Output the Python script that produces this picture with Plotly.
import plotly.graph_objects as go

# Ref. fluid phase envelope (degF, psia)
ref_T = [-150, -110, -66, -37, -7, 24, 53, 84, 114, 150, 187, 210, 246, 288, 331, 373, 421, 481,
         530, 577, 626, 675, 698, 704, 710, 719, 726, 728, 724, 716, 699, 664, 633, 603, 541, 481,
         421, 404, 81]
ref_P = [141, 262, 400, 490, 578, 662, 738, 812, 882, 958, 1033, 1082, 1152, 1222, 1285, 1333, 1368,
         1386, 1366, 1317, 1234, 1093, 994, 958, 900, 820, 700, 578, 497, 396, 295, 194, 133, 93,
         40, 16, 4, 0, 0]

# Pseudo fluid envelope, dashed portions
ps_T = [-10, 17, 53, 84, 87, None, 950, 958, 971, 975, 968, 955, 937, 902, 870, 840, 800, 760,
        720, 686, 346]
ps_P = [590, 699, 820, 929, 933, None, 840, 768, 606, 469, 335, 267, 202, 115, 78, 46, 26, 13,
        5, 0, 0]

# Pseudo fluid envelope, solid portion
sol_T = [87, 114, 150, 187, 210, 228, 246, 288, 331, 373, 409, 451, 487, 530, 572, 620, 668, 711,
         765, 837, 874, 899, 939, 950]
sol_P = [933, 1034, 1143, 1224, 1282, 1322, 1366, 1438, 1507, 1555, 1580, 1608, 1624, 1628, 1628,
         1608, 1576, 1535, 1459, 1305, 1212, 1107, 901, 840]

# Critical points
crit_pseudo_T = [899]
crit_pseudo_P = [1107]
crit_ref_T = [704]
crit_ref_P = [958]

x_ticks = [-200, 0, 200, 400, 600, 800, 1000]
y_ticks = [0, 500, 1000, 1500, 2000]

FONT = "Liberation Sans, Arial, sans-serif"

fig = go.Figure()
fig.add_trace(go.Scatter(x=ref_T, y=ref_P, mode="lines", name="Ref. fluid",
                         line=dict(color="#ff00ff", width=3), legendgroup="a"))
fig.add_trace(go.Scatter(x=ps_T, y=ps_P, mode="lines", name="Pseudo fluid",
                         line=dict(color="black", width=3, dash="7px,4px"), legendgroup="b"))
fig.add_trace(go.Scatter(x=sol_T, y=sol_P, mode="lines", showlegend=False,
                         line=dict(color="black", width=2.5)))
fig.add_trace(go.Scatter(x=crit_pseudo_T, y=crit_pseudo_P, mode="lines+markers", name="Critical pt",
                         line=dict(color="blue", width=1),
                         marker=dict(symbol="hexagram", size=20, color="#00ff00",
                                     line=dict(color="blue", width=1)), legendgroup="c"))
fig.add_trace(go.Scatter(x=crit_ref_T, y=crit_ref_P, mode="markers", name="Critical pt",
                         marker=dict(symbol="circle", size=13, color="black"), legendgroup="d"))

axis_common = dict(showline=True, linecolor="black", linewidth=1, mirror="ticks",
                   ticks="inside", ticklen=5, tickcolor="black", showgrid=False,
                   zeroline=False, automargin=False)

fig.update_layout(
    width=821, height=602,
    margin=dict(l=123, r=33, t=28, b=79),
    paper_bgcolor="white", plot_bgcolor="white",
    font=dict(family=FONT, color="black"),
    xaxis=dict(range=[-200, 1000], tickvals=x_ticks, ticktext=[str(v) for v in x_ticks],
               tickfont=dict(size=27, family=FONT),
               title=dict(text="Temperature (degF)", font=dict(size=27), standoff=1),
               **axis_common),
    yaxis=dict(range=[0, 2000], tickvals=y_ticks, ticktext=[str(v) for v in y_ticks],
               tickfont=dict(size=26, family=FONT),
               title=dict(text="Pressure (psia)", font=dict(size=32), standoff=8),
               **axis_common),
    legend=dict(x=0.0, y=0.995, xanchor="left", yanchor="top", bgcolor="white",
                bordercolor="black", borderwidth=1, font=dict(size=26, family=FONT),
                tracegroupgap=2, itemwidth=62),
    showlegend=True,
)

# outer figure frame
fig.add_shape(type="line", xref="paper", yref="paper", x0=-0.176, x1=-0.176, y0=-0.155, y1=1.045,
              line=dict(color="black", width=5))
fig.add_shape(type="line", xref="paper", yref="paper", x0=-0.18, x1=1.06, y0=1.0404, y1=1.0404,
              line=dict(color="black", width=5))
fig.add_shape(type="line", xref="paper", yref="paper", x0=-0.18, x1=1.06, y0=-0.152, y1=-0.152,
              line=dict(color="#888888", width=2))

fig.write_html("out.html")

# Written request:
Quote only the stretch of lines that starts the data above and ends with the line containing "import plotly.graph_objects as go", both included.

# Worked solution:
Output the Python script that produces this picture with Plotly.
import plotly.graph_objects as go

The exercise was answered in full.